■ What this task involves ■
Pictures are not part of the copy. Retype the lines from the first one through the line that contains "color(25bp)=(gA); color(55.5bp)=(gB); color(75bp)=(gC);".

■ Available data ■
* START *

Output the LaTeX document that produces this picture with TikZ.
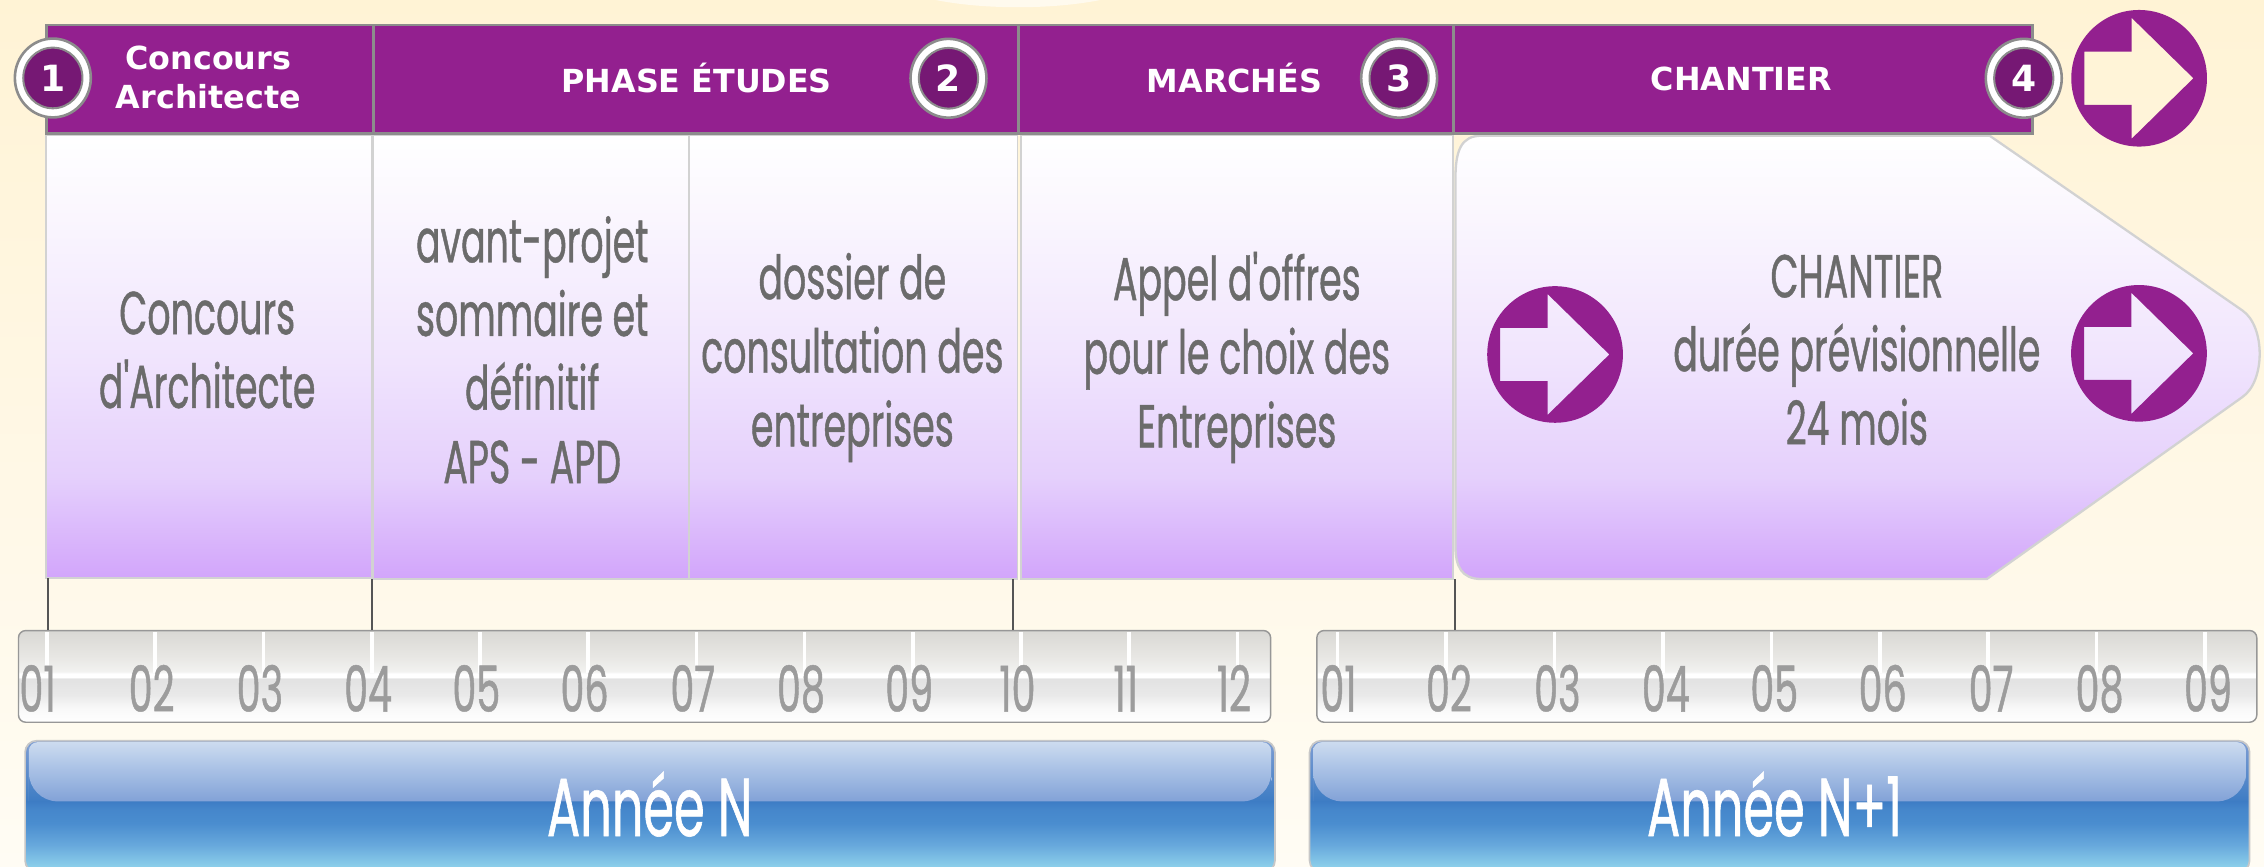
\documentclass[tikz,border=0pt]{standalone}
\usepackage{fontspec}
\newfontfamily\condfont[FakeStretch=0.6,FakeBold=0.7,Ligatures=TeXOff]{Poppins}
\newfontfamily\hdrfont{DejaVu Sans}

\definecolor{bgtop}{HTML}{FFF3D5}
\definecolor{bgbot}{HTML}{FFFCF4}
\definecolor{hpurple}{HTML}{93208F}
\definecolor{dpurple}{HTML}{761874}
\definecolor{hgray}{HTML}{8C8C8C}
\definecolor{txtgray}{HTML}{6B6B6B}
\definecolor{numgray}{HTML}{9C9C9C}
\definecolor{pborder}{HTML}{D2D2D2}
\definecolor{connc}{HTML}{555555}
\definecolor{pA}{HTML}{D2A5FB}
\definecolor{pB}{HTML}{E5D0FC}
\definecolor{pC}{HTML}{F0E4FD}
\definecolor{pD}{HTML}{FAF6FE}
\pgfdeclareverticalshading{panelshade}{100bp}{color(0bp)=(pA); color(25bp)=(pA); color(36.5bp)=(pB); color(49.5bp)=(pC); color(65.7bp)=(pD); color(75bp)=(white); color(100bp)=(white)}
\definecolor{rA}{HTML}{D9D8D4}
\definecolor{rB}{HTML}{E8E7E4}
\definecolor{rC}{HTML}{F2F2F0}
\definecolor{rD}{HTML}{E2E2E2}
\definecolor{rE}{HTML}{E9E9E9}
\definecolor{rF}{HTML}{F8F8F8}
\pgfdeclareverticalshading{rulershade}{100bp}{color(0bp)=(white); color(25bp)=(white); color(33bp)=(rF); color(40bp)=(rE); color(48.8bp)=(rD); color(49.6bp)=(white); color(51.5bp)=(white); color(52.7bp)=(rC); color(60.5bp)=(rB); color(75bp)=(rA); color(100bp)=(rA)}
\definecolor{bA}{HTML}{8FD2EB}
\definecolor{bB}{HTML}{8BCEEA}
\definecolor{bC}{HTML}{67A8DC}
\definecolor{bD}{HTML}{4A8DCF}
\definecolor{bE}{HTML}{4586CB}
\definecolor{bF}{HTML}{3D7CC4}
\definecolor{bG}{HTML}{7E9ED4}
\pgfdeclareverticalshading{blueshade}{100bp}{color(0bp)=(bA); color(25bp)=(bA); color(27.2bp)=(bB); color(35.4bp)=(bC); color(43.7bp)=(bD); color(49.2bp)=(bE); color(51.9bp)=(bF); color(75bp)=(bG); color(100bp)=(bG)}
\definecolor{gA}{HTML}{82A2D7}
\definecolor{gB}{HTML}{AEC5E7}
\definecolor{gC}{HTML}{CCDBEF}
\pgfdeclareverticalshading{glossshade}{100bp}{color(0bp)=(gA); color(25bp)=(gA); color(55.5bp)=(gB); color(75bp)=(gC); color(100bp)=(gC)}

\tikzset{
  panelbox/.style={shade, shading=panelshade, draw=pborder, line width=0.6pt, inner sep=0pt},
  hcell/.style={fill=hpurple, draw=hgray, line width=0.9pt, inner sep=0pt},
  hlabel/.style={text=white, font=\hdrfont\bfseries\fontsize{11}{13.25}\selectfont, align=center, inner sep=0pt, execute at begin node=\strut, execute at end node=\strut},
  bodytext/.style={text=txtgray, font=\condfont\fontsize{21}{25.5}\selectfont, align=center, inner sep=0pt, execute at begin node=\strut, execute at end node=\strut},
  rulerbox/.style={shade, shading=rulershade, draw=hgray!90, line width=0.5pt, rounded corners=2.5pt, inner sep=0pt},
  tickline/.style={white, line width=1.25pt},
  month/.style={text=numgray, font=\condfont\fontsize{22}{22}\selectfont, inner sep=0pt, anchor=base},
  conn/.style={connc, line width=0.7pt},
  yearbar/.style={shade, shading=blueshade, draw=black!22, line width=0.6pt, rounded corners=4pt, inner sep=0pt},
  yearlabel/.style={text=white, font=\condfont\fontsize{28.5}{30}\selectfont, inner sep=0pt, anchor=base},
  badgenum/.style={text=white, font=\hdrfont\bfseries\fontsize{12.5}{12.5}\selectfont, inner sep=0pt},
}

\newcommand\stepbadge[2]{%
  \filldraw[fill=white, draw=hgray, line width=0.9pt] (#1) ellipse [x radius=26.3, y radius=27.3];
  \filldraw[fill=dpurple, draw=hgray, line width=0.7pt] (#1) ellipse [x radius=20.5, y radius=21];
  \node[badgenum] (#1n) at (#1) {#2};}

\newcommand\arrowdisc[1]{%
  \begin{scope}[shift={(#1)}]
  \fill[hpurple, even odd rule] (0,0) ellipse [x radius=47, y radius=47.3]
    (-38,-18.4) -- (-5.2,-18.4) -- (-5.2,-41.9) -- (37.6,0) -- (-5.2,41.9) -- (-5.2,18.4) -- (-38,18.4) -- cycle;
  \end{scope}}

\begin{document}
\begin{tikzpicture}[x=0.5pt,y=-0.5pt]
\useasboundingbox (0,0) rectangle (1568,600);
\clip (0,0) rectangle (1568,600);
% background
\shade[top color=bgtop, bottom color=bgbot] (0,0) rectangle (1568,600);
\fill[white, opacity=0.6] (705,-20) ellipse [x radius=95, y radius=25];

% body panels
\node[panelbox, minimum width=112.85pt, minimum height=153.5pt] (p1) at (144.65,247) {};
\node[panelbox, minimum width=109.25pt, minimum height=153.75pt] (p2) at (367.75,247.25) {};
\node[panelbox, minimum width=113.85pt, minimum height=153.75pt] (p3) at (590.85,247.25) {};
\node[panelbox, minimum width=149.7pt, minimum height=153.75pt] (p4) at (856.7,247.25) {};
\shade[shading=panelshade, draw=pborder, line width=0.8pt]
  (1008,124) .. controls (1008,104) and (1012,94) .. (1026,94)
  -- (1378,94) -- (1553,215) .. controls (1569,226) and (1569,264) .. (1553,275)
  -- (1376,401) -- (1026,401) .. controls (1012,401) and (1008,392) .. (1008,378) -- cycle;
\coordinate (p5) at (1286,247);

% header
\node[hcell, minimum width=113.25pt, minimum height=37.5pt] (h1) at (145.25,54.8) {};
\node[hcell, minimum width=223.35pt, minimum height=37.5pt] (h2) at (481.85,54.8) {};
\node[hcell, minimum width=150.65pt, minimum height=37.5pt] (h3) at (855.85,54.8) {};
\node[hcell, minimum width=200.55pt, minimum height=37.5pt] (h4) at (1207.05,54.8) {};

\node[hlabel] (l1) at (144.3,57.5) {Concours\\Architecte};
\node[hlabel] (l2) at (482.5,57.5) {PHASE ÉTUDES};
\node[hlabel] (l3) at (855,57.5) {MARCHÉS};
\node[hlabel] (l4) at (1206,57.5) {CHANTIER};

\coordinate (b1) at (36.6,54);
\coordinate (b2) at (656.9,54.2);
\coordinate (b3) at (969,54.2);
\coordinate (b4) at (1401.6,54.2);
\stepbadge{b1}{1}
\stepbadge{b2}{2}
\stepbadge{b3}{3}
\stepbadge{b4}{4}

% arrow discs
\coordinate (a0) at (1481.5,54.2);
\coordinate (a1) at (1077,245.5);
\coordinate (a2) at (1481.4,244.7);
\arrowdisc{a0}
\arrowdisc{a1}
\arrowdisc{a2}

% body texts
\node[bodytext] (t1) at (143.5,249.8) {Concours\\d'Architecte};
\node[bodytext] (t2) at (368.6,249.8) {avant-projet\\sommaire et\\définitif\\APS - APD};
\node[bodytext] (t3) at (590.3,249.8) {dossier de\\consultation des\\entreprises};
\node[bodytext] (t4) at (856.6,249.8) {Appel d'offres\\pour le choix des\\Entreprises};
\node[bodytext] (t5) at (1286,249.8) {CHANTIER\\durée prévisionnelle\\24 mois};

% rulers
\node[rulerbox, minimum width=433.6pt, minimum height=31.75pt] (rN) at (446.4,468.45) {};
\node[rulerbox, minimum width=325.5pt, minimum height=31.75pt] (rM) at (1237.5,468.45) {};
\foreach \k in {1,...,12}{
  \draw[tickline] ({32.6+74.95*(\k-1)},437.6) -- ({32.6+74.95*(\k-1)},466);
}
\foreach \k in {1,...,9}{
  \draw[tickline] ({926.4+75.1*(\k-1)},437.6) -- ({926.4+75.1*(\k-1)},466);
}
\node[month] (mN1) at (26,492.9) {01};
\foreach \k/\lab in {2/02,3/03,4/04,5/05,6/06,7/07,8/08,9/09,10/10,11/11,12/12}{
  \node[month] (mN\k) at ({30.1+74.95*(\k-1)},492.9) {\lab};
}
\node[month] (mM1) at (927,492.9) {01};
\foreach \k/\lab in {2/02,3/03,4/04,5/05,6/06,7/07,8/08,9/09}{
  \node[month] (mM\k) at ({928.4+75.1*(\k-1)},492.9) {\lab};
}

% connectors
\coordinate (c1) at (33.5,400.5);
\coordinate (c2) at (257.5,401);
\coordinate (c3) at (701.5,401);
\coordinate (c4) at (1007.5,401);
\draw[conn] (c1) -- (c1 |- rN.north);
\draw[conn] (c2) -- (c2 |- rN.north);
\draw[conn] (c3) -- (c3 |- rN.north);
\draw[conn] (c4) -- (c4 |- rM.north);

% year bars
\node[yearbar, minimum width=432.8pt, minimum height=45.5pt] (yN) at (450.2,558.5) {};
\node[yearbar, minimum width=325.5pt, minimum height=45.5pt] (yM) at (1232.5,558.5) {};
\shade[shading=glossshade, rounded corners=3pt] (20,535) -- (20,514) -- (880.4,514) -- (880.4,535) [rounded corners=10pt] -- (880.4,555) -- (20,555) -- cycle;
\shade[shading=glossshade, rounded corners=3pt] (909.5,535) -- (909.5,514) -- (1555.5,514) -- (1555.5,535) [rounded corners=10pt] -- (1555.5,555) -- (909.5,555) -- cycle;
\node[yearlabel] (yNl) at (450,579) {Année N};
\node[yearlabel] (yMl) at (1229,579) {Année N+1};
\end{tikzpicture}
\end{document}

* END *

■ Finished task ■
Output the LaTeX document that produces this picture with TikZ.
\documentclass[tikz,border=0pt]{standalone}
\usepackage{fontspec}
\newfontfamily\condfont[FakeStretch=0.6,FakeBold=0.7,Ligatures=TeXOff]{Poppins}
\newfontfamily\hdrfont{DejaVu Sans}

\definecolor{bgtop}{HTML}{FFF3D5}
\definecolor{bgbot}{HTML}{FFFCF4}
\definecolor{hpurple}{HTML}{93208F}
\definecolor{dpurple}{HTML}{761874}
\definecolor{hgray}{HTML}{8C8C8C}
\definecolor{txtgray}{HTML}{6B6B6B}
\definecolor{numgray}{HTML}{9C9C9C}
\definecolor{pborder}{HTML}{D2D2D2}
\definecolor{connc}{HTML}{555555}
\definecolor{pA}{HTML}{D2A5FB}
\definecolor{pB}{HTML}{E5D0FC}
\definecolor{pC}{HTML}{F0E4FD}
\definecolor{pD}{HTML}{FAF6FE}
\pgfdeclareverticalshading{panelshade}{100bp}{color(0bp)=(pA); color(25bp)=(pA); color(36.5bp)=(pB); color(49.5bp)=(pC); color(65.7bp)=(pD); color(75bp)=(white); color(100bp)=(white)}
\definecolor{rA}{HTML}{D9D8D4}
\definecolor{rB}{HTML}{E8E7E4}
\definecolor{rC}{HTML}{F2F2F0}
\definecolor{rD}{HTML}{E2E2E2}
\definecolor{rE}{HTML}{E9E9E9}
\definecolor{rF}{HTML}{F8F8F8}
\pgfdeclareverticalshading{rulershade}{100bp}{color(0bp)=(white); color(25bp)=(white); color(33bp)=(rF); color(40bp)=(rE); color(48.8bp)=(rD); color(49.6bp)=(white); color(51.5bp)=(white); color(52.7bp)=(rC); color(60.5bp)=(rB); color(75bp)=(rA); color(100bp)=(rA)}
\definecolor{bA}{HTML}{8FD2EB}
\definecolor{bB}{HTML}{8BCEEA}
\definecolor{bC}{HTML}{67A8DC}
\definecolor{bD}{HTML}{4A8DCF}
\definecolor{bE}{HTML}{4586CB}
\definecolor{bF}{HTML}{3D7CC4}
\definecolor{bG}{HTML}{7E9ED4}
\pgfdeclareverticalshading{blueshade}{100bp}{color(0bp)=(bA); color(25bp)=(bA); color(27.2bp)=(bB); color(35.4bp)=(bC); color(43.7bp)=(bD); color(49.2bp)=(bE); color(51.9bp)=(bF); color(75bp)=(bG); color(100bp)=(bG)}
\definecolor{gA}{HTML}{82A2D7}
\definecolor{gB}{HTML}{AEC5E7}
\definecolor{gC}{HTML}{CCDBEF}
\pgfdeclareverticalshading{glossshade}{100bp}{color(0bp)=(gA); color(25bp)=(gA); color(55.5bp)=(gB); color(75bp)=(gC); color(100bp)=(gC)}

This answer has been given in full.